News

Energy Performance in Public Buildings

Tuesday, March 21, 2017

In Valdivia, a city of about 160,000 people in southern Chile, a university research team set about analyzing how best to cut energy use in public buildings. Seeking the biggest bang for the buck, the team focused on three schools and City Hall.

First, a bit of context. Valdivia sees more than its share of gray skies and chilly days. Snow is rare, but rain is anything but; the city’s annual rainfall is more than 2,400 millimeters (about 95 inches). Most homes burn firewood for heat, and even many public buildings have wood-fired boilers, which often operate eight or nine months out of the year.
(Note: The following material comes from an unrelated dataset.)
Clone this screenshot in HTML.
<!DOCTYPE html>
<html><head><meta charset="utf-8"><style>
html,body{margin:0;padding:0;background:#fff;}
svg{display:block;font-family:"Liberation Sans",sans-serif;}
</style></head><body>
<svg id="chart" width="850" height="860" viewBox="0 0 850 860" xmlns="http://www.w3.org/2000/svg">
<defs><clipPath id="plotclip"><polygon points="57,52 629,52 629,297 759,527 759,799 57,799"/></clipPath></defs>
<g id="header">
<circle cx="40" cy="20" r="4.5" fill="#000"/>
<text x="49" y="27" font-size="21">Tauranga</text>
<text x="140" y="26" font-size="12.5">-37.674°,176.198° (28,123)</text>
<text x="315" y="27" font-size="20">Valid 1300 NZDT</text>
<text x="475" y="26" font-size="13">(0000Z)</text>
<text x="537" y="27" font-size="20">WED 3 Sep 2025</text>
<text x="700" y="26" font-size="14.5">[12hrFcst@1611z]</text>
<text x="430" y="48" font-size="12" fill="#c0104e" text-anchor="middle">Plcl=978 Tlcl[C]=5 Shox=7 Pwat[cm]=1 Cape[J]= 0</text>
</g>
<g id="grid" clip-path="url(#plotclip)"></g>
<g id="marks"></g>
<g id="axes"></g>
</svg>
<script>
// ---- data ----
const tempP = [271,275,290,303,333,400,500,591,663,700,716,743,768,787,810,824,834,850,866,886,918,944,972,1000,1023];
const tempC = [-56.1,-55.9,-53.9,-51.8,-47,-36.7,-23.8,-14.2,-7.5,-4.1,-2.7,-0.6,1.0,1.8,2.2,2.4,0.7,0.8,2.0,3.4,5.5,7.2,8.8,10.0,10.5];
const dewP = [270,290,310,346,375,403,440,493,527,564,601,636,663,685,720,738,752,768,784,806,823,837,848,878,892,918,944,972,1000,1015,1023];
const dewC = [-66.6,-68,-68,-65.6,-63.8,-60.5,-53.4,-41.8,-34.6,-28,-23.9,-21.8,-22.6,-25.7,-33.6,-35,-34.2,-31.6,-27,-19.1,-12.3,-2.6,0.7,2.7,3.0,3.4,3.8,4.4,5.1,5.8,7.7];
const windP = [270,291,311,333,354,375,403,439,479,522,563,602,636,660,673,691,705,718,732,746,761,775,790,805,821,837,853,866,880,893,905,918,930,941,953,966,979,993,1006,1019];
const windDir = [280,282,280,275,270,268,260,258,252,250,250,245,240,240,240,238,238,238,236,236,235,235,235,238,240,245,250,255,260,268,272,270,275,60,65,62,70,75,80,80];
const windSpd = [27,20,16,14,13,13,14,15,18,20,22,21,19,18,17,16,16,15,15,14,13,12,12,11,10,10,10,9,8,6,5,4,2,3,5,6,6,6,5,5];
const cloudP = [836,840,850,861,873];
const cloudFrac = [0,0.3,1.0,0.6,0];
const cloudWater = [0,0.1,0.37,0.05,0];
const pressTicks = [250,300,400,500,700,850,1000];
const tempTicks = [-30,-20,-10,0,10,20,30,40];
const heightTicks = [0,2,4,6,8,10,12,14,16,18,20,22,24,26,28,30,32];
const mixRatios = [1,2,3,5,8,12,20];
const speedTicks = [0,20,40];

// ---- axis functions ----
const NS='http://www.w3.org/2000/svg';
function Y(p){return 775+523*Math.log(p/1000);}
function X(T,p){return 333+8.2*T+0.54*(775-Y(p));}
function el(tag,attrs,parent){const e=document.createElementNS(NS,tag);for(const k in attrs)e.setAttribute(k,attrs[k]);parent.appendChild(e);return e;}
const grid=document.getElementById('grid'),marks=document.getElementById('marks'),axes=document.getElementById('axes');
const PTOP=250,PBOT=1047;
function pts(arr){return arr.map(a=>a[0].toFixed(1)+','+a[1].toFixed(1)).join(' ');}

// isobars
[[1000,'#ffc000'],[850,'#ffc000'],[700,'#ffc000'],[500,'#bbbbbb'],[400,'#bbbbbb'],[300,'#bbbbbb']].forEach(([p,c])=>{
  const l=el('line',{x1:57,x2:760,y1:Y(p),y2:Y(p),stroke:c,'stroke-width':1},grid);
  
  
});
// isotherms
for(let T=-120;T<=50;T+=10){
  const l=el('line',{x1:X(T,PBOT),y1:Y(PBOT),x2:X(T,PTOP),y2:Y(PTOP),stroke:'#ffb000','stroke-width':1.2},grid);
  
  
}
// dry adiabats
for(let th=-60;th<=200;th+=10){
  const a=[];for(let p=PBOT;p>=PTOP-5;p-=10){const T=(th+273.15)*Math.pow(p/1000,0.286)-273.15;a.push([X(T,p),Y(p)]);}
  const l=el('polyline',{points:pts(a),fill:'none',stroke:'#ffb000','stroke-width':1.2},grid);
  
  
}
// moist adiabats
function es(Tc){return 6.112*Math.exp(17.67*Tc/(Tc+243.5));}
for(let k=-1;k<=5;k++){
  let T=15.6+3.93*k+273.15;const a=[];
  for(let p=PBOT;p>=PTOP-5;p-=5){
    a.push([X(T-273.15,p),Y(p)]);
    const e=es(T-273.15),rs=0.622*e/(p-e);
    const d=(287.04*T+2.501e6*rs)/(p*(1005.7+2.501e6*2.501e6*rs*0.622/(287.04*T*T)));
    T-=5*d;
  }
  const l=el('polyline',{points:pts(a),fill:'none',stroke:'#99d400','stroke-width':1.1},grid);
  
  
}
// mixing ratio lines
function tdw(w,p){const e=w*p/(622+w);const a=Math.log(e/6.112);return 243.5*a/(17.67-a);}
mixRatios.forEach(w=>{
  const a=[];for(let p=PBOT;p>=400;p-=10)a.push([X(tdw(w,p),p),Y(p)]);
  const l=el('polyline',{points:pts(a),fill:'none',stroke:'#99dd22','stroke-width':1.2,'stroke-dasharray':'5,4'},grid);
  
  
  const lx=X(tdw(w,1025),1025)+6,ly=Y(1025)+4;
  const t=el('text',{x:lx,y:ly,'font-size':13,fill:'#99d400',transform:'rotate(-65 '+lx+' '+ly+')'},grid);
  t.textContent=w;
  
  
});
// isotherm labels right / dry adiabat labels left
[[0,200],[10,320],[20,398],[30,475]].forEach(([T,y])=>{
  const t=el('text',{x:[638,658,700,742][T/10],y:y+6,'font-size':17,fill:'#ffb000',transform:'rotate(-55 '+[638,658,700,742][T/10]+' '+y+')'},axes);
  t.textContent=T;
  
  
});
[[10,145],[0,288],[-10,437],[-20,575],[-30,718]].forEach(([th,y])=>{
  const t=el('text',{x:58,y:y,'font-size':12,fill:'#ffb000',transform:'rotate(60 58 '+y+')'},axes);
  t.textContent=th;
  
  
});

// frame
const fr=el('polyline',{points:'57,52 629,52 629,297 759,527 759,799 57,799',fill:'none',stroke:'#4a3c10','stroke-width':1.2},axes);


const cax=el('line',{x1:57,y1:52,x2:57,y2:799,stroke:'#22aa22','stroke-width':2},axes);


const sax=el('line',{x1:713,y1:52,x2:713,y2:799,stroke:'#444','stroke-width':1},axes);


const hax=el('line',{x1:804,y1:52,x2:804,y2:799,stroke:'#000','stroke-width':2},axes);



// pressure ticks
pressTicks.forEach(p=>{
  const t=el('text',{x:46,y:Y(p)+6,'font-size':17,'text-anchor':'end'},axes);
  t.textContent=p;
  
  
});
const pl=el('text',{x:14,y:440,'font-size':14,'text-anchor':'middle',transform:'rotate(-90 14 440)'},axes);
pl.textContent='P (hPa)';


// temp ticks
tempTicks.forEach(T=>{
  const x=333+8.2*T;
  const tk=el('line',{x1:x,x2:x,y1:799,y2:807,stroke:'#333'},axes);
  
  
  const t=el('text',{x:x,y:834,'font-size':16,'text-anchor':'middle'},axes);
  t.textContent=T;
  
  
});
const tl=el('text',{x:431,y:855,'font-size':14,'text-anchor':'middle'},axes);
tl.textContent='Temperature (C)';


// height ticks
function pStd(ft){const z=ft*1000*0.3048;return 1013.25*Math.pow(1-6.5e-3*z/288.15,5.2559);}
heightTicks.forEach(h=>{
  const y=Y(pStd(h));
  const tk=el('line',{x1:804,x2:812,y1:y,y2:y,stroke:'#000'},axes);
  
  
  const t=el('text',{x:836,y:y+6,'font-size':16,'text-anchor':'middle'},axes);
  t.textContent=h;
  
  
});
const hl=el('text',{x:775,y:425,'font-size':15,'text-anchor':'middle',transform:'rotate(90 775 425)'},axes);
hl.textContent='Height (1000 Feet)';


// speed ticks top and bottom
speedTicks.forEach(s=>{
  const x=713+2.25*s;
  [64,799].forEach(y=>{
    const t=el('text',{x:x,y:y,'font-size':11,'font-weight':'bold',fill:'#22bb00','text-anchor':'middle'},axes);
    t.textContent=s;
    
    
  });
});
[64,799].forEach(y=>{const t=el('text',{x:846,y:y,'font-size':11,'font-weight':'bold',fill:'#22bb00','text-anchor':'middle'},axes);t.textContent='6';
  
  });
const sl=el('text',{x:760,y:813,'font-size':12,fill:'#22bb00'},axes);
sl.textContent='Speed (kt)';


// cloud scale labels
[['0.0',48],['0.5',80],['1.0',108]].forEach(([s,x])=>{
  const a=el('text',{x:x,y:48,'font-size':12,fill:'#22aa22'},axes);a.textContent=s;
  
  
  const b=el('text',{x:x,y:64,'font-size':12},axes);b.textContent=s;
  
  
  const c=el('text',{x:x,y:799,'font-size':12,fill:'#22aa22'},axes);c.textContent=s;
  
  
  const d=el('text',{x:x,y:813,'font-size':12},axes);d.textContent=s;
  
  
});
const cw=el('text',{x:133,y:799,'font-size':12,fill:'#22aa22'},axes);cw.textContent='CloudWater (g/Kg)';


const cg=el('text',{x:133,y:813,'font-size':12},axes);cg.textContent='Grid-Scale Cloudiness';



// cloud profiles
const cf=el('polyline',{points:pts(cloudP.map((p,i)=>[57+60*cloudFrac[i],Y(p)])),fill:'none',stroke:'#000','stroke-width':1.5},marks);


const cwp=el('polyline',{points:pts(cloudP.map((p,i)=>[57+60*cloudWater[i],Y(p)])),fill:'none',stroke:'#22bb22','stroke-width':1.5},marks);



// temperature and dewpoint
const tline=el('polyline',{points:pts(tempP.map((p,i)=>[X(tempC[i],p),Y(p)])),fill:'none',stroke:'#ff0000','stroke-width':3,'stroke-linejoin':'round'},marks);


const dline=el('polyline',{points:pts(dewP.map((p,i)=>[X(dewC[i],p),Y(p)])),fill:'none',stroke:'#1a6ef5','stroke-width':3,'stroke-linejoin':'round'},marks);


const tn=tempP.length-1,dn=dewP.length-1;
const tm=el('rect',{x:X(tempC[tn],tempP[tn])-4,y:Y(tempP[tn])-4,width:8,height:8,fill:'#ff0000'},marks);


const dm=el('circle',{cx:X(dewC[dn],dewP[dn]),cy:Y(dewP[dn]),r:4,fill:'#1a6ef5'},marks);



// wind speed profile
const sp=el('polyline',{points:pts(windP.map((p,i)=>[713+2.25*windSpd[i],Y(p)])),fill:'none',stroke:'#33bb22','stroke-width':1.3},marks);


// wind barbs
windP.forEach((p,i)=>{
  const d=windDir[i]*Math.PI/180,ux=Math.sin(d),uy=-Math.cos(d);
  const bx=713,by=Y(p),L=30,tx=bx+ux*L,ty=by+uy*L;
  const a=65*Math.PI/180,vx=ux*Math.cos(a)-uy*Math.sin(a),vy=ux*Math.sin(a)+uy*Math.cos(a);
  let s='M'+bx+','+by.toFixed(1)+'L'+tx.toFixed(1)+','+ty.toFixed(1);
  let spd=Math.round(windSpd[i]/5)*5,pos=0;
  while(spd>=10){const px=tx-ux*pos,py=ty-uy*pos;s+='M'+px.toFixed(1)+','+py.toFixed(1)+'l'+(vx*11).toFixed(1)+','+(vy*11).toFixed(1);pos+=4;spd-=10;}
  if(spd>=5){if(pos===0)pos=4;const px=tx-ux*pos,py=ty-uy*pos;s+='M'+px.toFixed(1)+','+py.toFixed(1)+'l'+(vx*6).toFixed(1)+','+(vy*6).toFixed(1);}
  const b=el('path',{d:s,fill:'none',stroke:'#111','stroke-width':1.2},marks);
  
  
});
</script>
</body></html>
Valdivia was one of three sites chosen for an energy efficiency project carried out by Florida International University (FIU), in partnership with the Universidad Austral de Chile, through the Energy and Climate Partnership of the Americas (ECPA). Similar efforts were also implemented with local partners in Goiás, Brazil, and Port of Spain, Trinidad and Tobago. The goal was to assess energy use in selected municipal buildings and develop cost-effective recommendations that could be applied more broadly.

The project team in Valdivia picked three different schools to study, each made of different materials and built in different eras. It also decided to evaluate the building that houses City Hall.

The biggest challenge was to determine just how much energy the buildings were already using and how effectively—not as simple a task as it sounds, according to Carolina Sepúlveda, an architect at the Universidad Austral de Chile who directed the three-year project.

Her team did a top-to-bottom assessment of each building that included onsite observations and interviews with regular users: How comfortable did the room feel? Did the temperature vary from morning to afternoon? Was the lighting adequate on cloudy days?

Answers often varied widely, depending on the person and the building. At City Hall, employees in one area were always too cold, while those on another floor might be sweating. At the schools, the teachers tended to complain more about the temperature than the students—but then again, they were the ones who had to deal with fidgety pupils when the classroom was too hot or cold.

The team took all the qualitative information and cross-checked it against quantitative data. It used computer simulations to create a 3-D analysis of each building, and installed interior and exterior sensors to scientifically track energy performance over time. After all, without a clear starting point it would be impossible to accurately measure progress.

“The main work of this project was to establish that baseline,” Sepúlveda explained. Using that information, the project team is developing a range of materials, including a complete report with guidelines and recommendations, an educational book for children on saving energy, and detailed architectural specifications based on the results of the study.

Given funding limitations, the project was unable to implement the whole range of recommendations—insulating the classrooms, for example, is something that would require significant public funding—but it could at least start with better lighting. The Escuela Rural Misión de Arique, a small rural school built out of wood in the 1960s, became the first in the Valdivia school district to have 100 percent LED lighting—a step that cut its electricity consumption by more than 15 percent. The Chilean Energy Ministry’s Regional Secretariat has made a commitment to continue to implement improvements across the city’s schools as funding from the federal government becomes available, Sepúlveda said.

Lighting improvements were also made in the windowless basement of City Hall, a high-traffic area where members of the public go to get their driver’s licenses renewed. “I myself have been there for two hours,” said Sepúlveda, who is glad the city’s drivers no longer have to wait under flickering fluorescent lights.